Binationalism is perhaps the only possibility for a new place, a new beginning and a new language, the only possibility for Israel-Palestine, for the Middle East, and maybe for the entire world.
Aloni concludes by writing:
The long journey of the binational specter into its realization as a living, breathing Mediterranean body is a bold odyssey through numerous hazards. And, like Odysseus, who had the wisdom to descend into the underworld, in order to seek the guidance of Tiresias, the blind prophet, so shall we lend our ears to the spirits of our guides and teachers Walter Benjamin, Hannah Arendt, Primo Levi, Mahmoud Darwish, and Edward Said. Before he passed away, Edward Said discussed Freud and the Non-European.Through the reading of Freud, Said demonstrated that an independent identity without other identities contained within it is an impossibility. At the end of his book, he writes: “The questions Freud therefore leaves us with are: can so utterly indecisive and so deeply undetermined a history ever be written? In what language, and with what sort of vocabulary? . . . Can it aspire to the conditions of a politics of Diaspora life? Can it ever become the not-so-precarious foundation in the land of Jews and Palestinians of a bi-national state in which Israel and Palestine are parts, rather than antagonists of each other’s history and underlying reality? I myself believe so.” We too believe so, and therefore we shall seek the language and the vocabulary. We shall do our best to come up with this vocabulary, striving for it to create, with the help of our acts and our beliefs, a new place, which will bring together, as a wonderful warp and woof, our joint and separate pasts. We shall act out of the belief in and loyalty to the values of equality and solidarity in order to create a multigendered place with many identities, constantly and dynamically evolving toward an open, invisible future.

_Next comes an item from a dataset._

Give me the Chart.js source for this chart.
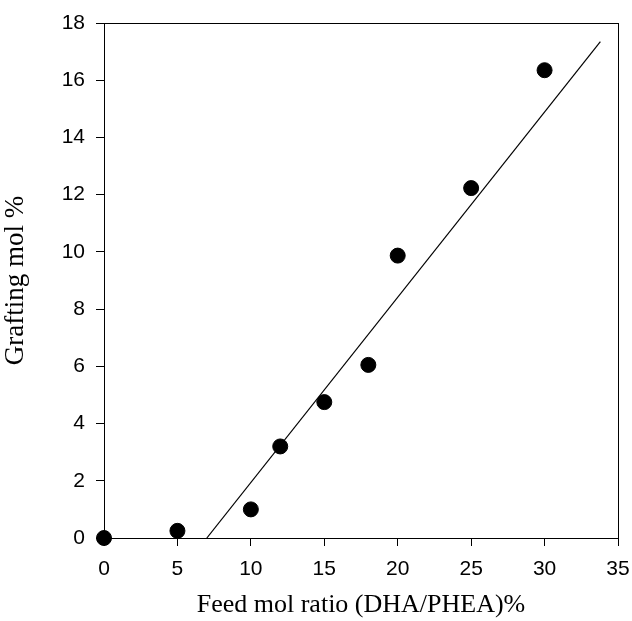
<!DOCTYPE html>
<html>
<head>
<meta charset="utf-8">
<script src="https://cdn.jsdelivr.net/npm/chart.js@4"></script>
<style>
  html, body { margin: 0; padding: 0; background: #fff; }
  #wrap { width: 632px; height: 621px; }
</style>
</head>
<body>
<div id="wrap"><canvas id="graft"></canvas></div>
<script>
// measured grafting vs feed ratio
const feedRatio = [0, 5, 10, 12, 15, 18, 20, 25, 30]
const graftingMol = [0, 0.25, 1.0, 3.2, 4.75, 6.05, 9.87, 12.23, 16.35]

// regression line end points
const fitX = [7, 33.8]
const fitY = [0, 17.35]

const xTicks = [0, 5, 10, 15, 20, 25, 30, 35]
const yTicks = [0, 2, 4, 6, 8, 10, 12, 14, 16, 18]

const points = feedRatio.map((x, i) => ({ x: x, y: graftingMol[i] }))
const fit = fitX.map((x, i) => ({ x: x, y: fitY[i] }))

// box around the plot area
const frame = {
    id: 'frame',
    beforeDatasetsDraw(chart) {
        const { ctx, chartArea } = chart
        ctx.save()
        ctx.strokeStyle = '#000'
        ctx.lineWidth = 1
        ctx.strokeRect(chartArea.left + 0.5, chartArea.top + 0.5,
            chartArea.right - chartArea.left, chartArea.bottom - chartArea.top)
        ctx.restore()
    }
}

const tickFont = { family: 'Liberation Sans, Arial, sans-serif', size: 21 }
const serif = 'Liberation Serif, Times New Roman, serif'

new Chart(document.getElementById('graft'), {
    type: 'scatter',
    data: {
        datasets: [{
            label: 'fit',
            type: 'line',
            data: fit,
            borderColor: '#000',
            borderWidth: 1.2,
            pointRadius: 0,
            fill: false
        }, {
            label: 'data',
            data: points,
            backgroundColor: '#000',
            borderColor: '#000',
            pointRadius: 7.5,
            pointHoverRadius: 7.5,
            clip: false
        }]
    },
    plugins: [frame],
    options: {
        responsive: true,
        maintainAspectRatio: false,
        animation: false,
        layout: { padding: { left: 0, top: 23, right: 14, bottom: 0 } },
        plugins: { legend: { display: false }, tooltip: { enabled: false } },
        scales: {
            x: {
                type: 'linear',
                min: 0,
                max: 35,
                afterBuildTicks: axis => { axis.ticks = xTicks.map(v => ({ value: v })) },
                afterFit: axis => {
                    axis.height = 83
                    axis.paddingLeft = 0
                    axis.paddingRight = 0
                },
                border: { display: false },
                grid: { drawOnChartArea: false, tickLength: 8, color: '#000', lineWidth: 1 },
                ticks: { color: '#000', font: tickFont, padding: 11, maxRotation: 0 },
                title: { display: true, text: 'Feed mol ratio (DHA/PHEA)%', color: '#000', font: { family: serif, size: 26 }, padding: { top: 0, bottom: 0 } }
            },
            y: {
                type: 'linear',
                min: 0,
                max: 18,
                afterBuildTicks: axis => { axis.ticks = yTicks.map(v => ({ value: v })) },
                afterFit: axis => {
                    axis.width = 104
                    axis.paddingTop = 0
                    axis.paddingBottom = 0
                },
                border: { display: false },
                grid: { drawOnChartArea: false, tickLength: 8, color: '#000', lineWidth: 1 },
                ticks: { color: '#000', font: tickFont, padding: 11 },
                title: { display: true, text: 'Grafting mol %', color: '#000', font: { family: serif, size: 27 }, padding: { top: 0, bottom: 0 } }
            }
        }
    }
})
</script>
</body>
</html>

What is binationalism if not our insistence on being able to gaze out over this beautiful country and see it as it really is, so rich in cultures, identities, and shades of identity? This is the only way we can avoid being held captive by the vile forces of secular and religious nationalism that have flourished in this country. After all, their insistence on ethnic solidarity—on ethnic purity—only serves to remind us of the dark days of the not too distant past.
Only when we reconsider our conceptions of the state, its laws and institutions, its culture and symbols, and adopt this new approach can we truly rid ourselves of ideas and ideologies whose time has long since passed. And in any act, as revolutionary as it is, we shall not forget for a moment our intimate acquaintance with the precariousness of life. Only then will we be able to thrust open the door of all this, our common home, to a new era, to life.